The put method can take either a bytes type or a str type. The user is expected to provide serialization. Since there are so many possible different use cases, it didn't make sense to try and anticipate all of them and write serialization routines for every possible type of data.

Thanks for the feedback, Arhire!

Arhire Ionut • Dec 23 '20

Thanks for the replies. Highly appreciated.

I got confused and didn't realise what UnknownBucketException meant. Maybe a name like BucketUnknownException would be more clear? Or even, UnknownException?

Also, I now see there's also BucketException which I understand why it would have the Exception suffix (obviously) but it still doesn't follow the naming style. Now that I'm revisiting the exception names of the python standard library, I see they make no sense. It's beyond me why most of them end with 'Error' (error is something very different than exception in my book) and others don't even have this termination (like KeyboardInterrupt. Well, it kinda makes sense for it not to be labeled as an exception but still...) Also you've got Exception. I'm really confused right now :)).

The overload for the bucket constructor is as important as the probability of occurence for the use case of needing only a single bucket. If most users only use a single bucket (which I don't know because I'm not familiar with this technology) then the overload is important because it makes working with the library easier and more intuitive (plus they don't need to learn an additional method). If that use case is rare, then the overload can be easily postponed.

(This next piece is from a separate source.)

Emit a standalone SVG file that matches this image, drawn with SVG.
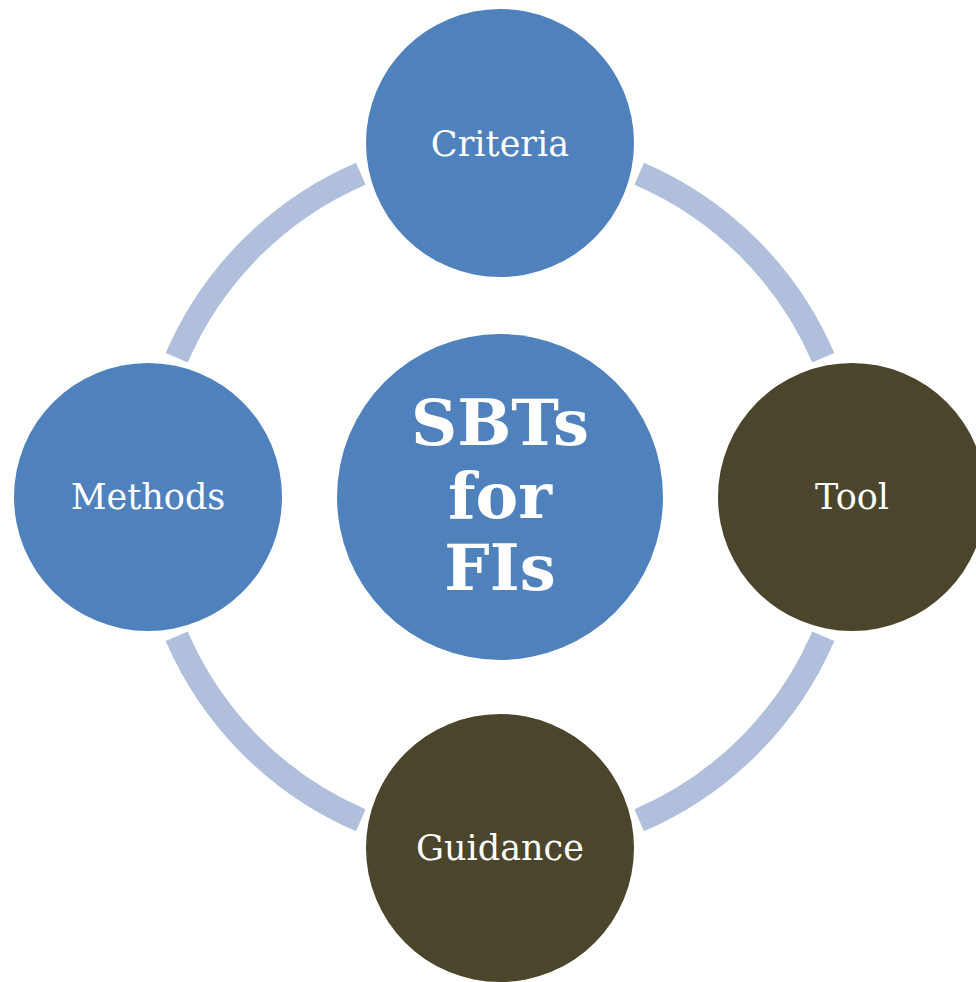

I don't have much experience with serialization in python but from the little experience I have, it can be quite unintuitive. You know better when you say that there are a lot of different use cases but I'm thinking, as long as you provide a default mechanism that will work for most cases, most users will be guarded from having to think about serialization althougheter. I'm thinking of trying to serialize and if the library can't do it just raise an exception and the user can then provided her own serialization.

Also, is upload_file overwriting the file in case it already exists?